C’est tout autour du sujet que les photographies de Bernadette Tintaud prennent leur part, de jour et de nuit, que la vue ou l’ouïe soient basses et si peu présentes à quoi. A quoi qui laisse percer d’un monde sans lueurs une lueur sans monde. Ou encore « un profil inconnu ».
Ce qui se laisse voir alors, se laisse entendre, un infime grésillement, une brûlure que la photographie viendrait draper.
Brûlure ou blessure inouïe qu’il n’y aurait pas à voir, étrangère à toute limite ou à toute dernière image. Qui ne tiendrait (à la vie) qu’au filtre du temps.
Comme si, avant de se tendre (et peut-être de se rompre), le temps se teintait – et cherchait à précéder sa propre naissance, sa plus obscure origine.
Temps se filtrant lui-même, se photographiant (peut-être) lui-même !

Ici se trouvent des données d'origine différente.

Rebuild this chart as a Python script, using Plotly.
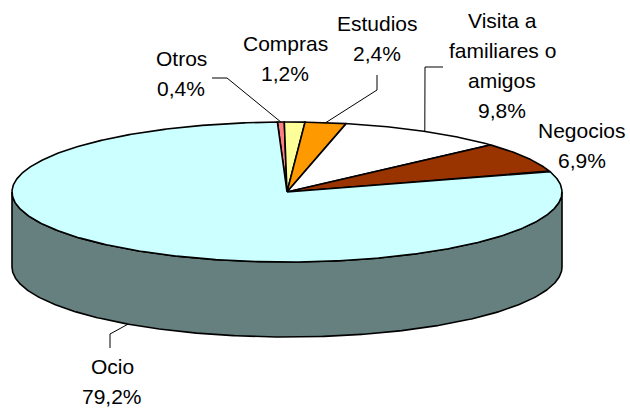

Il serait trop tôt pour le dire ou pour le penser ; et peut-être est-ce et cela doit-il rester impensable. Mais là où le sujet semble toujours sur le point d’aborder un lieu qui ne lui réserve aucune place (ni hostile, ni heureuse), chaque photographie de Bernadette Tintaud glisse ses propres prismes, les avance comme des cartes sur lesquelles il n’y aurait ni avenir à lire, ni terre à découvrir, ni atout à jouer. Juste des ouvertures… biseautées mais liées à un calcul sans nom. Calcul où le jour se fait jour, où le souffle perce le verre, où l’air gagne sur l’ombre.

Dévers du temps. Courbe en toute chose. Grand objectif sans âge.
La rue est inhabitée, l’escalier comme délogé de toute mémoire… ce qui se donne à voir excède toute vision et laisse pressentir l’issue : « no drap-p-p , disait Watt, nodrap-p-p, nodrap-p… ». Pas de drap, pas de piège, pas de rapt. Juste du temps, infatigable comme l’animal.